127 nm made good, all sailing. 2618 miles to go. We changed our route, so it looks like we went much further, but in fact we're just going to sail a more direct route. Originally I thought we'd sail southwest until we got to 4S and then go west. This would take maximum advantage of a favorable current along 4S. This would also have added another 60 miles to our trip, but I figured the current would make up for it. The thing I failed to realize is that we'll be sailing in the current most of the time on the direct route anyway, so why add the distance.

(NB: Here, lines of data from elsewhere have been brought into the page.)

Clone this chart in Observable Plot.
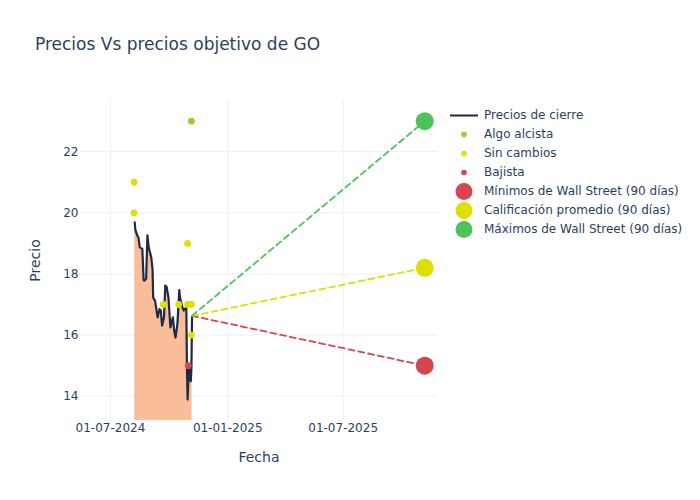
<!DOCTYPE html>
<html><head><meta charset="utf-8">
<script src="https://cdn.jsdelivr.net/npm/d3@7"></script>
<script src="https://cdn.jsdelivr.net/npm/@observablehq/plot@0.6"></script>
<style>
body{margin:0;background:#fff;font-family:"DejaVu Sans",sans-serif;}
#wrap{position:relative;width:700px;height:500px;}
#chart{position:absolute;left:0;top:0;}
#title{position:absolute;left:35px;top:34px;font-size:17px;line-height:20px;color:#2a3f5f;white-space:nowrap;}
#legend{position:absolute;left:450px;top:105.5px;font-size:12px;color:#2a3f5f;}
.row{height:19px;display:flex;align-items:center;white-space:nowrap;}
.row svg{width:34px;height:19px;flex:none;}
</style></head><body>
<div id="wrap"><div id="chart"></div><div id="title">Precios Vs precios objetivo de GO</div><div id="legend"></div></div>
<script>
const priceDates = ["2024-08-08","2024-08-09","2024-08-12","2024-08-14","2024-08-16","2024-08-20","2024-08-22","2024-08-23","2024-08-26","2024-08-27","2024-08-28","2024-08-30","2024-09-03","2024-09-05","2024-09-06","2024-09-09","2024-09-11","2024-09-13","2024-09-16","2024-09-18","2024-09-20","2024-09-23","2024-09-25","2024-09-27","2024-09-30","2024-10-03","2024-10-07","2024-10-09","2024-10-11","2024-10-14","2024-10-17","2024-10-18","2024-10-22","2024-10-24","2024-10-25","2024-10-28","2024-10-29","2024-10-30","2024-11-01","2024-11-04","2024-11-05","2024-11-06"];
const priceValues = [19.69,19.45,19.26,19.18,18.87,18.82,17.80,17.78,17.84,18.60,19.26,18.87,18.54,18.16,17.23,17.12,16.85,16.58,16.85,16.80,16.31,16.58,17.62,17.58,17.23,16.25,16.58,16.14,15.92,16.36,17.47,17.23,16.90,16.80,16.85,16.89,14.93,13.89,14.93,14.49,14.93,16.63];

const alcistaDates = ["2024-11-05"];
const alcistaValues = [23];
const sinCambiosDates = ["2024-08-07","2024-08-07","2024-10-30","2024-09-22","2024-10-16","2024-10-30","2024-11-05","2024-11-05"];
const sinCambiosValues = [21,20,19,17,17,17,17,16];
const bajistaDates = ["2024-10-31"];
const bajistaValues = [15];

const targetDate = "2025-11-06";
const targetLabels = ["Mínimos de Wall Street (90 días)","Calificación promedio (90 días)","Máximos de Wall Street (90 días)"];
const targetValues = [15.0, 18.2, 23.0];
const targetColors = ["#d7454f","#dede00","#4dc35a"];

const xTicks = ["2024-07-01","2025-01-01","2025-07-01"];
const yTicks = [14,16,18,20,22];

const pointColors = {alcista:"#94cf32", sin:"#e0e000", bajista:"#d9464f"};
const lineColor = "#1f2a44";
const fillColor = "#f9bd99";

const D = s => new Date(s + "T00:00:00Z");
const price = priceDates.map((d,i)=>({date:D(d), value:priceValues[i]}));
const mk = (ds,vs)=>ds.map((d,i)=>({date:D(d), value:vs[i]}));
const alcista = mk(alcistaDates, alcistaValues);
const sin = mk(sinCambiosDates, sinCambiosValues);
const bajista = mk(bajistaDates, bajistaValues);
const last = price[price.length-1];
const targets = targetValues.map((v,i)=>({date:D(targetDate), value:v, color:targetColors[i], label:targetLabels[i]}));

const chart = Plot.plot({
  width:700, height:500, marginTop:100, marginBottom:80, marginLeft:80, marginRight:263,
  style:{fontFamily:"DejaVu Sans", fontSize:"12px", color:"#2a3f5f", background:"white"},
  x:{type:"utc", domain:[D("2024-05-15"), D("2025-11-26")], ticks:xTicks.map(D), tickFormat:d3.utcFormat("%d-%m-%Y"), tickSize:0, tickPadding:3, label:"Fecha", labelAnchor:"center", labelOffset:41, labelArrow:"none"},
  y:{domain:[13.205, 23.675], ticks:yTicks, tickSize:0, tickPadding:2, label:"Precio", labelAnchor:"center", labelOffset:50, labelArrow:"none"},
  marks:[
    Plot.gridX(xTicks.map(D), {stroke:"#ebf0f8", strokeOpacity:1, strokeWidth:1}),
    Plot.gridY(yTicks, {stroke:"#ebf0f8", strokeOpacity:1, strokeWidth:1}),
    Plot.areaY(price, {x:"date", y:"value", fill:fillColor, clip:true}),
    Plot.line(price, {x:"date", y:"value", stroke:lineColor, strokeWidth:2.2}),
    ...targets.map(t=>Plot.line([{date:last.date, value:last.value},{date:t.date, value:t.value}], {x:"date", y:"value", stroke:t.color, strokeWidth:1.8, strokeDasharray:"6,4"})),
    Plot.dot(alcista, {x:"date", y:"value", r:3.4, fill:pointColors.alcista}),
    Plot.dot(sin, {x:"date", y:"value", r:3.4, fill:pointColors.sin}),
    Plot.dot(bajista, {x:"date", y:"value", r:3.4, fill:pointColors.bajista}),
    Plot.dot(targets, {x:"date", y:"value", r:9, fill:"color"})
  ]
});
document.getElementById("chart").appendChild(chart);
d3.select(chart).selectAll('g[aria-label="x-axis label"] text, g[aria-label="y-axis label"] text').style("font-size","14px");

// legend
const legendItems = [
  {type:"line", color:lineColor, label:"Precios de cierre"},
  {type:"small", color:pointColors.alcista, label:"Algo alcista"},
  {type:"small", color:pointColors.sin, label:"Sin cambios"},
  {type:"small", color:pointColors.bajista, label:"Bajista"},
  ...targets.map(t=>({type:"big", color:t.color, label:t.label}))
];
const lg = d3.select("#legend");
legendItems.forEach(it=>{
  const row = lg.append("div").attr("class","row");
  const s = row.append("svg");
  if(it.type==="line") s.append("line").attr("x1",0).attr("x2",28).attr("y1",9.5).attr("y2",9.5).attr("stroke",it.color).attr("stroke-width",2);
  else s.append("circle").attr("cx",14).attr("cy",9.5).attr("r",it.type==="big"?8.5:2.8).attr("fill",it.color);
  row.append("span").text(it.label);
});
</script>
</body></html>
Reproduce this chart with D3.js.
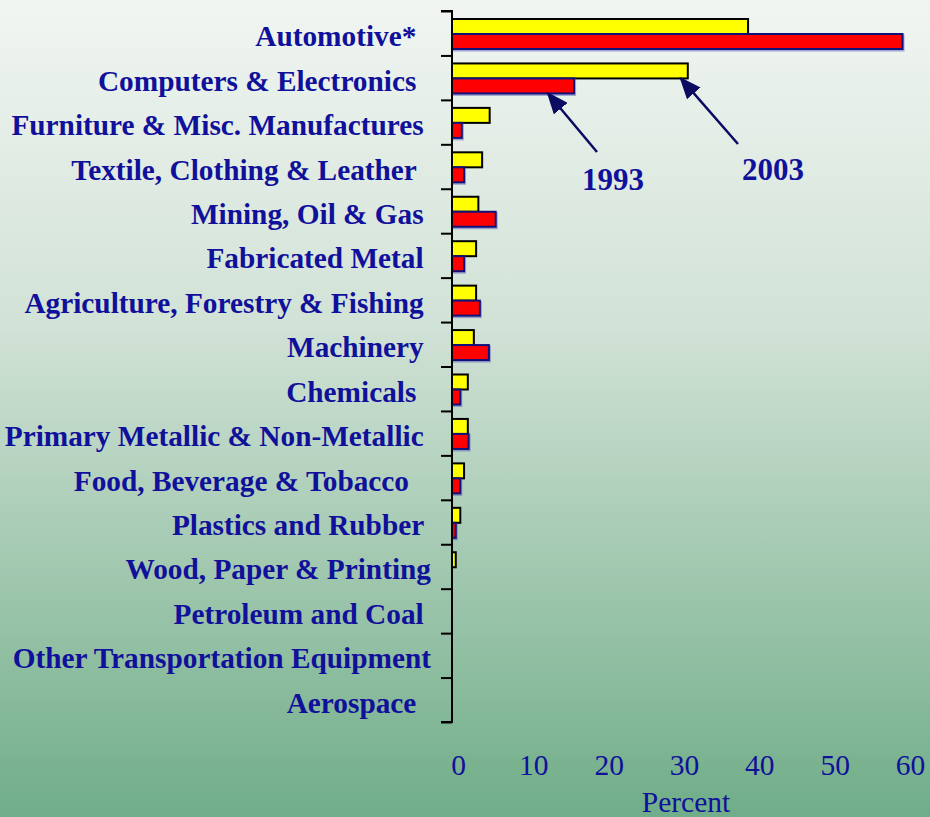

We're keeping two log books, one for the hourly positions we take off the GPS, another for the more important events that we don't want to get lost in the mess of lat/long. Here's the 'important' stuff for the last couple days:

1445: AIS alarm for NW bound ship, range 8 nm*
1655: Fish boat off port bow; 1715 had to toll
up the jib to let him go by; all of their
crew lined up on the rail to wave to us
0515: John got up to furl jib, very bouncy, 95%
overcast morning; still seeing occasional
petrels and shearwater; 1415 masked booby
1200: noon position, distance made good, water
temp 74.3 degrees F
1830: Fishing boat to starboard, 8 miles
2200: Ziggy ate a flying fish
2355: Linda threw a flying fish back so Ziggy
wouldn't eat it
2440: furled jib; later John let some back out
0630: dropped staysail because it was blanketing
jib; let out some more jib
1030: Caught a 20 lb Dorado (mahi-mahi), found old
squid on deck when cleaning fish.
1200: noon position, distance made good, water
temp 75.2 degrees F

That's about it, our tomatoes are starting to go off after less then a week. We'll be eating them madly for the next few days to try to stay ahead of the rot. Oh and lots of fish too.

John and Linda

*AIS is an automated system that big ships use to announce their location. We have a receiver, I installed it last year in Ecuador, and it sets off an alarm if anything gets closer then 8 nm. The display is like a radar and shows all the ships that the device can receive. Along with the ship's position, the ship also broadcasts it's name so if you think you might be on a collision course you can call the ship on the radio and ask him if he wouldn't mind turning. We've only had to do this once. In fact the ship was already turning when we called, I don't think it was because of us, it was along the Ecuadorian coast and I think he had just arrived at a waypoint and was changing course to go to the next waypoint. In any case he answered our call and I thanked him.